Unlike Paik, I think software as a category remains a strong place to invest too. The difference between software and media is that there will always be more complex software to build which requires more time/resourcing and enterprises are willing to pay more for. In media, there really isn’t a premium tier that is worth paying for so the flood of content creators on social media provide stiff competition for traditional media. And while it’s easy to build a simple app today and share it out, there isn’t as much competition for more complex software used by enterprises, especially in highly technical and R&D heavy categories like GPU chip design software, cloud, aerospace, etc.
Another reason why software companies are so valuable, and why it’s hard for your average person to compete, is the distribution they control. Paik predicts new platforms will control distribution:
“Vogue wasn’t replaced by another fashion media company, it was replaced by 10,000 influencers. Salesforce will not be replaced by another monolithic CRM. It will be replaced by a constellation of things that dynamically serve the same intent and pain points. Software companies will be replaced the same way media companies were, giving rise to a new set of platforms that control distribution.”

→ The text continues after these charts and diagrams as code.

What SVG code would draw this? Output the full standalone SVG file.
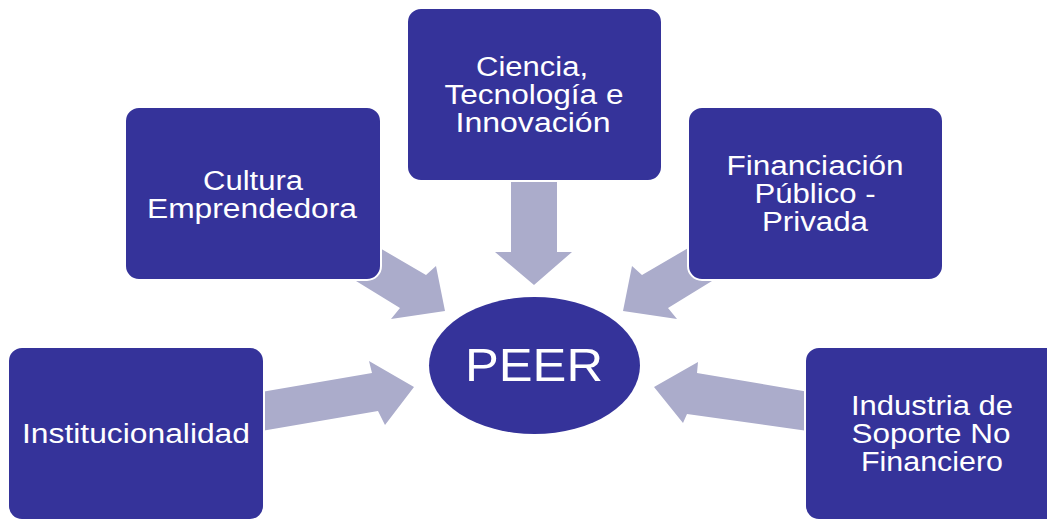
<svg xmlns="http://www.w3.org/2000/svg" width="1047" height="520" viewBox="0 0 1047 520">
<style>
.box{fill:#35339a;stroke:#ffffff;stroke-width:2}
.arr{fill:#abaccb}
.t{fill:#ffffff;font-family:"Liberation Sans",Arial,sans-serif;font-size:27px;text-anchor:middle}
.big{font-size:47px}
</style>
<rect width="1047" height="520" fill="#ffffff"/>
<g id="connectors">
<polygon class="arr" points="366,240 426,275 436,266 445,311 391,319 400,308 343,273"/>
<polygon class="arr" points="511,175 557,175 557,252 572,252 534,285 495,252 511,252"/>
<polygon class="arr" points="702,240 642,275 632,266 623,311 677,319 668,308 725,273"/>
<polygon class="arr" points="250,394 372,373 369,361 414,387 385,425 378,411 250,433"/>
<polygon class="arr" points="815,393 697,373 698,362 654,387 683,423 687,414 815,432"/>
</g>
<g id="peer">
<ellipse cx="534.5" cy="365.5" rx="105.5" ry="68.5" fill="#35339a"/>
<text class="t big" x="534" y="381" textLength="138" lengthAdjust="spacingAndGlyphs">PEER</text>
</g>
<g id="cultura">
<rect class="box" x="125" y="107" width="256" height="173" rx="14"/>
<text class="t" x="253" y="190" textLength="100" lengthAdjust="spacingAndGlyphs">Cultura</text>
<text class="t" x="252" y="218" textLength="210" lengthAdjust="spacingAndGlyphs">Emprendedora</text>
</g>
<g id="ciencia">
<rect class="box" x="407" y="8" width="255" height="173" rx="14"/>
<text class="t" x="532" y="76" textLength="112" lengthAdjust="spacingAndGlyphs">Ciencia,</text>
<text class="t" x="534" y="104" textLength="179" lengthAdjust="spacingAndGlyphs">Tecnología e</text>
<text class="t" x="533" y="132" textLength="155" lengthAdjust="spacingAndGlyphs">Innovación</text>
</g>
<g id="financiacion">
<rect class="box" x="688" y="107" width="255" height="173" rx="14"/>
<text class="t" x="815" y="175" textLength="177" lengthAdjust="spacingAndGlyphs">Financiación</text>
<text class="t" x="815" y="203" textLength="121" lengthAdjust="spacingAndGlyphs">Público -</text>
<text class="t" x="815" y="231" textLength="106" lengthAdjust="spacingAndGlyphs">Privada</text>
</g>
<g id="institucionalidad">
<rect class="box" x="8" y="347" width="256" height="173" rx="14"/>
<text class="t" x="136" y="443" textLength="228" lengthAdjust="spacingAndGlyphs">Institucionalidad</text>
</g>
<g id="industria">
<rect class="box" x="805" y="347" width="256" height="173" rx="14"/>
<text class="t" x="932" y="415" textLength="162" lengthAdjust="spacingAndGlyphs">Industria de</text>
<text class="t" x="931" y="443" textLength="159" lengthAdjust="spacingAndGlyphs">Soporte No</text>
<text class="t" x="932" y="471" textLength="142" lengthAdjust="spacingAndGlyphs">Financiero</text>
</g>
</svg>
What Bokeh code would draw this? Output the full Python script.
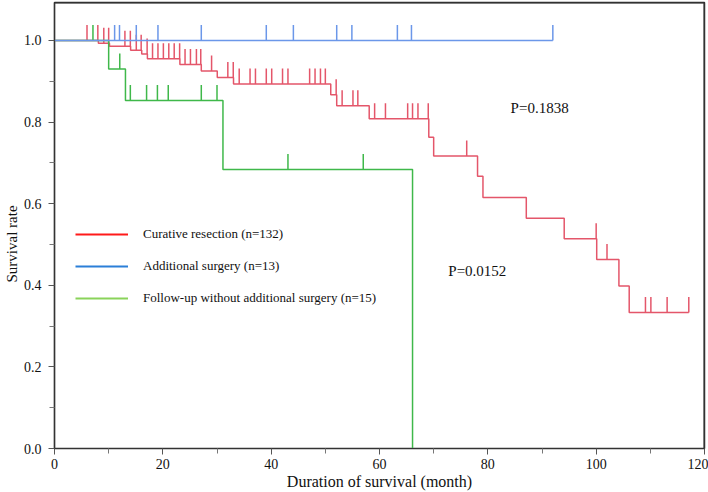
from bokeh.plotting import figure
from bokeh.models import (FixedTicker, PrintfTickFormatter, Label, Legend,
                          LegendItem, Range1d, Span, Title)
from bokeh.embed import file_html
from bokeh.resources import INLINE

# ---------------- data ----------------
x_major_ticks = [0, 20, 40, 60, 80, 100, 120]
x_minor_ticks = [10, 30, 50, 70, 90, 110]
y_major_ticks = [0.0, 0.2, 0.4, 0.6, 0.8, 1.0]
y_minor_ticks = [0.1, 0.3, 0.5, 0.7, 0.9]

# Curative resection (n=132)
red_event_times = [8.1, 10.15, 14.05, 16.1, 17.15, 23.15, 27.1, 30.05, 33.05,
                   51.0, 52.1, 58.1, 69.1, 70.0, 78.1, 79.1, 87.1, 94.1,
                   100.1, 104.2, 106.1]
red_event_surv = [0.993, 0.986, 0.976, 0.967, 0.955, 0.941, 0.925, 0.909, 0.893,
                  0.867, 0.840, 0.808, 0.763, 0.717, 0.667, 0.615, 0.564, 0.514,
                  0.463, 0.398, 0.333]
red_censor_times = [6.0, 8.0, 9.1, 10.0, 13.0, 14.0, 15.1, 16.0, 17.1,
                    18.1, 19.1, 20.1, 21.1, 22.1, 23.1, 24.1, 25.1, 26.2, 27.0,
                    29.0, 32.0, 33.0, 34.1, 36.1, 37.1, 39.1, 40.1, 42.1, 43.1,
                    47.1, 48.1, 49.1, 50.0, 52.0, 53.1, 55.1, 56.0, 59.1, 61.1,
                    65.2, 66.1, 67.1, 69.0, 76.1, 100.0, 102.0, 109.1, 110.1,
                    113.1, 117.1]
red_end = 117.1

# Additional surgery (n=13)
blue_event_times = []
blue_event_surv = []
blue_censor_times = [11.1, 12.0, 15.1, 19.1, 27.1, 39.1, 44.1, 52.1, 54.9,
                     63.3, 65.9, 92.0]
blue_end = 92.0

# Follow-up without additional surgery (n=15)
green_event_times = [10.0, 13.1, 31.1, 66.1]
green_event_surv = [0.930, 0.853, 0.684, 0.0]
green_censor_times = [7.1, 12.05, 14.0, 17.0, 19.0, 21.0, 27.1, 30.0, 43.1, 57.0]
green_end = 66.1

legend_labels = ["Curative resection (n=132)",
                 "Additional surgery (n=13)",
                 "Follow-up without additional surgery (n=15)"]
p_value_texts = ["P=0.1838", "P=0.0152"]
x_title = "Duration of survival (month)"
y_title = "Survival rate"

# ---------------- styles ----------------
FONT = "Liberation Serif"
curve_colors = ["#e4566a", "#6b97e9", "#3fb84a"]
legend_colors = ["#ff1a1a", "#2b7fd8", "#8ad35a"]
TICK_LEN = 0.038
Y_TOP = 1.093


def km_steps(times, surv, end):
    xs = [0.0] + list(times) + [end]
    ys = [1.0] + list(surv) + [surv[-1] if surv else 1.0]
    return xs, ys


def level_at(t, times, surv):
    s = 1.0
    for ti, si in zip(times, surv):
        if ti <= t:
            s = si
    return s


p = figure(width=708, height=492, output_backend="svg", toolbar_location=None,
           x_range=Range1d(0, 120), y_range=Range1d(0, Y_TOP),
           min_border_left=54, min_border_right=4, min_border_top=2,
           min_border_bottom=44)
p.xgrid.visible = False
p.ygrid.visible = False
p.outline_line_color = "#333333"
p.outline_line_width = 1.5
p.background_fill_color = "white"
p.border_fill_color = "white"

p.axis.axis_line_color = "#333333"
p.axis.axis_line_width = 1.2
p.axis.major_tick_in = 0
p.axis.major_tick_out = 6
p.axis.minor_tick_in = 0
p.axis.minor_tick_out = 5
p.axis.major_tick_line_color = "#555555"
p.axis.minor_tick_line_color = "#777777"
p.axis.major_label_text_font = FONT
p.axis.major_label_text_font_size = "14px"
p.axis.major_label_text_color = "#111111"
p.axis.axis_label_text_font = FONT
p.axis.axis_label_text_font_style = "normal"
p.axis.axis_label_text_color = "#111111"
p.xaxis.major_label_standoff = 4
p.yaxis.major_label_standoff = 7
p.xaxis.axis_label_standoff = 1

p.xaxis.axis_label = x_title
p.xaxis.axis_label_text_font_size = "16px"

# y title as a side title so it can sit centred on the 0-1 span
ytitle = Title(text=y_title, align="left", offset=166, text_font=FONT,
               text_font_size="15px", text_font_style="normal",
               text_color="#111111", standoff=2)
p.add_layout(ytitle, "left")

p.xaxis.ticker = FixedTicker(ticks=x_major_ticks, minor_ticks=x_minor_ticks)
p.yaxis.ticker = FixedTicker(ticks=y_major_ticks, minor_ticks=y_minor_ticks)
p.yaxis.formatter = PrintfTickFormatter(format="%.1f")

# frame box (top and right edges)
p.add_layout(Span(location=Y_TOP, dimension="width", line_color="#333333",
                  line_width=2))
p.add_layout(Span(location=120, dimension="height", line_color="#333333",
                  line_width=2))

series = [
    (red_event_times, red_event_surv, red_censor_times, red_end),
    (green_event_times, green_event_surv, green_censor_times, green_end),
    (blue_event_times, blue_event_surv, blue_censor_times, blue_end),
]
colors_by_series = [curve_colors[0], curve_colors[2], curve_colors[1]]

for (et, es, ct, end), col in zip(series, colors_by_series):
    xs, ys = km_steps(et, es, end)
    p.step(xs, ys, mode="after", line_color=col, line_width=1.5)
    lv = [level_at(t, et, es) for t in ct]
    p.segment(x0=ct, y0=lv, x1=ct, y1=[v + TICK_LEN for v in lv],
              line_color=col, line_width=1.5)

# legend with its own colours
items = []
for lab, col in zip(legend_labels, legend_colors):
    r = p.line(x=[float("nan")], y=[float("nan")], line_color=col, line_width=2)
    items.append(LegendItem(label=lab, renderers=[r]))
legend = Legend(items=items, location=(21, 140), orientation="vertical",
                glyph_width=53, glyph_height=20, label_height=20,
                label_standoff=15, spacing=12, padding=0, margin=0,
                border_line_color=None, background_fill_alpha=0,
                label_text_font=FONT, label_text_font_size="13px",
                label_text_color="#111111")
p.add_layout(legend)

p.add_layout(Label(x=84.2, y=0.835, text=p_value_texts[0], text_font=FONT,
                   text_font_size="15px", text_color="#111111",
                   text_align="left", text_baseline="alphabetic"))
p.add_layout(Label(x=72.7, y=0.435, text=p_value_texts[1], text_font=FONT,
                   text_font_size="15px", text_color="#111111",
                   text_align="left", text_baseline="alphabetic"))

open("out.html", "w").write(file_html(p, INLINE))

But will AI really have this impact? The internet and social media proliferating hasn’t done a lot to help smaller software providers compete with incumbents. Even if AI lowers the cost of creation, it’s not doing a lot to change distribution. As software gets more complex with AI, I’d expect even more value to come from large companies who are able to serve increasingly complex enterprise use cases.
Anytime you have a big shift like AI, there will obviously be some disruption of incumbents. But I’m betting that software companies as a category remain at the top of the list of most valuable companies in the world.
Unclear how good it really is today, but the idea is promising.
I only see data until 2019 so it’s possible things are flat/down since.
Answering this question would take a much longer piece so I’ll leave it there for this article.